High Intensity Interval Training

Oh hey, is your resolution to burn off some fat? Yes, well, welcome to This Is What Everyone Wants Always.

Today we’re going to get all up on High Intensity Interval Training, or HIIT.  This is not the thing you do when you want to blast your lats or get huge biceps. This is the thing you do to burn fat in the most efficient way possible. And don’t we just love efficiency. Yes, we do.


HIIT is alternating between short intervals of very high intensity cardio and low intensity cardio. It’s also often called “Sprint Intervals” because the most basic form is alternating between a sprint and a light jog. During your high intensity intervals, your body is working at near full capacity — around 90% of your max heart rate — so those intervals are short, and only range from 30 seconds to 2 minutes (Because your body is working so hard during that time that it is LITERALLY IMPOSSIBLE for you to do more than that).


Yes well here is the good part: because your body is working out SO effing hard, you can (and should, actually must) do this for a fraction of the time as a normal steady-speed cardio workout. HIIT workouts range from only 10 – 30 minutes, AND you increase your metabolism and burn calories for up to 24 hours afterwards (you burn almost no calories after a steady speed cardio workout, only during. What a jerk workout, amiright?).

Bonus: you’re also increasing your heart’s efficiency during HIIT, building your overall speed and endurance. Neat!


Way to take initiative. The best way to most effectively do sprints is to get a heart rate monitor, so you can really make sure you’re working hard enough during those high intensity sprints to hit your target heart rate. There are a lot of ways to figure out your max heart rate, but the simplest and most common is 220 – your age.  Then you want to take 90% of that (trust me you guys, I know it’s math, but this is grade school level, you can do this), and there is your target heart rate for those high intervals.  A heart rate monitor is pretty reasonable, you can get a really good one for around $70 on Amazon (get the ones that use a chest strap, the ones that just take it from your wrist are unreliable, which can be super annoying when you’re in the middle of a workout. Don’t be scared of the chest strap).

Anyway, if you don’t want to do the heart rate monitor, you can still do sprints, I just find it helps me push myself harder and make sure I’m in the right heart rate zone. BUT YOU DO WHAT YOU GOTTA DO.
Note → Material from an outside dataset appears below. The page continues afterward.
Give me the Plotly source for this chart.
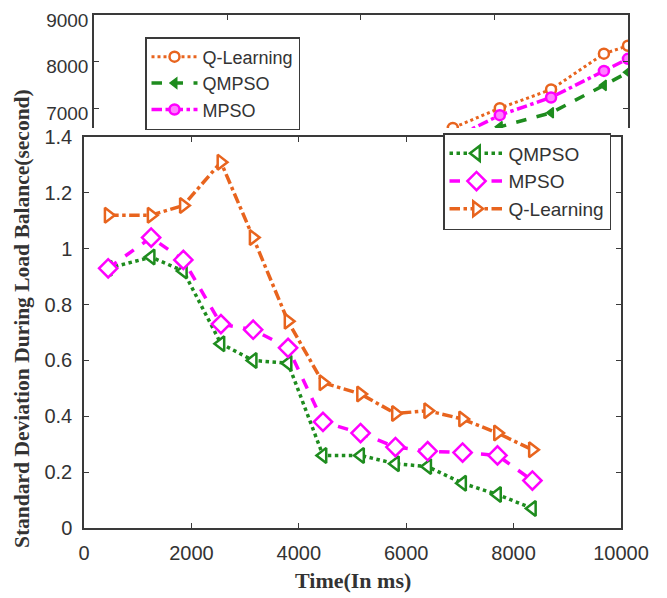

You can do sprints on pretty much any cardio machine, my favorites are the bike and the treadmill (or the outdoors). Here’s a good starter one:

  • 3 minute warmup
  • 1 minute low intensity
  • 30 seconds high intensity
  • 1 minute low intensity
  • 45 seconds high intensity
  • 1 minute low
  • 1 minute high
  • 1 minute low
  • 1 minute 15 seconds high
  • 1 minute low
  • 1 minute 15 seconds high
  • 1 minute low
  • 1 minute high
  • 1 minute low
  • 45 seconds high
  • 1 minute low
  • 30 seconds high
  • 1 minute low
  • 3 minute cool down

Start to finish, it’s 22 minutes, and 7 minutes are at full sprint (whether you’re cycling or running, whichever you prefer). Start out with this one, just to give it a try and see how your body feels for different high intensity times.  Since starting with this one, I’ve found that I work best with a 1:1 ratio, so I do one minute high, one minute low, with 3 minute warm-up and cool-down, for a total of 30 – 35 minutes. Since I use the heart rate monitor (get one), I can extend the high intensity period if I haven’t quite reached my target (172), or increase my rest by a few seconds if I haven’t slowed to my low intensity target (140).
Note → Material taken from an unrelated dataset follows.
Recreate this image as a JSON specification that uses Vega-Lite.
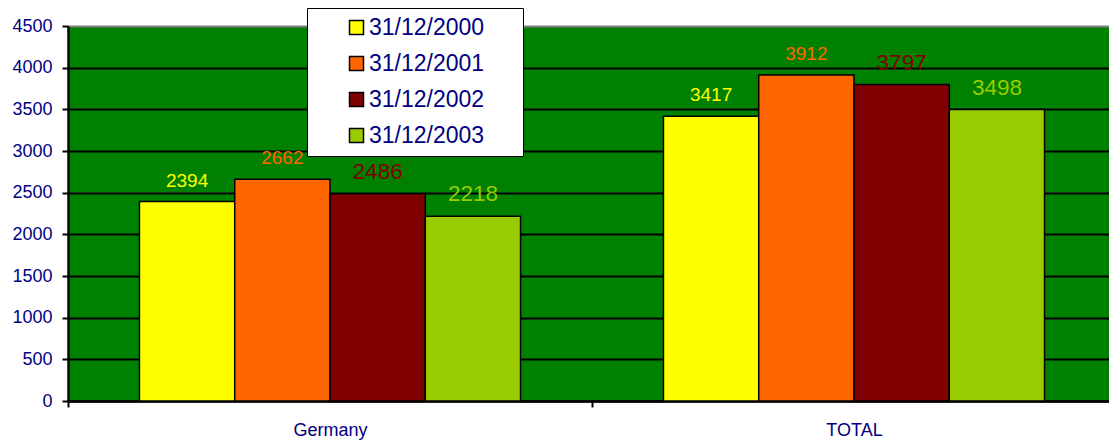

One thing that’s important to note is that you shouldn’t switch to ALL sprint interval training. I’d say use this for anywhere from 1/3 to 1/2 of your weekly workouts. Because your body gets so fatigued during those sprints, you really shouldn’t be doing this more than 3 days a week, or on consecutive days. Part of efficient training is knowing when to give your body a break, so the rest of the days, do some circuit training, steady cardio, or weight training. If you are really not into HIIT, just try adding it for one day a week, it will still make a big difference. But make sure you make an awesome playlist, because this shit gets hard.

So. Did you just do this workout? And then you had 40 minutes of extra time to read Gawker? But you burned more calories than if you did elliptical for an hour? Well. You’re welcome.

QUICK NOTE: The “fat burning” zones on cardio machines refer to 60% – 70% of your heart rate, which is just where your body burns a higher percentage of fat calories, but higher intensity burns more fat calories overall.  Which is really what we’re going for here. Don’t be fooled.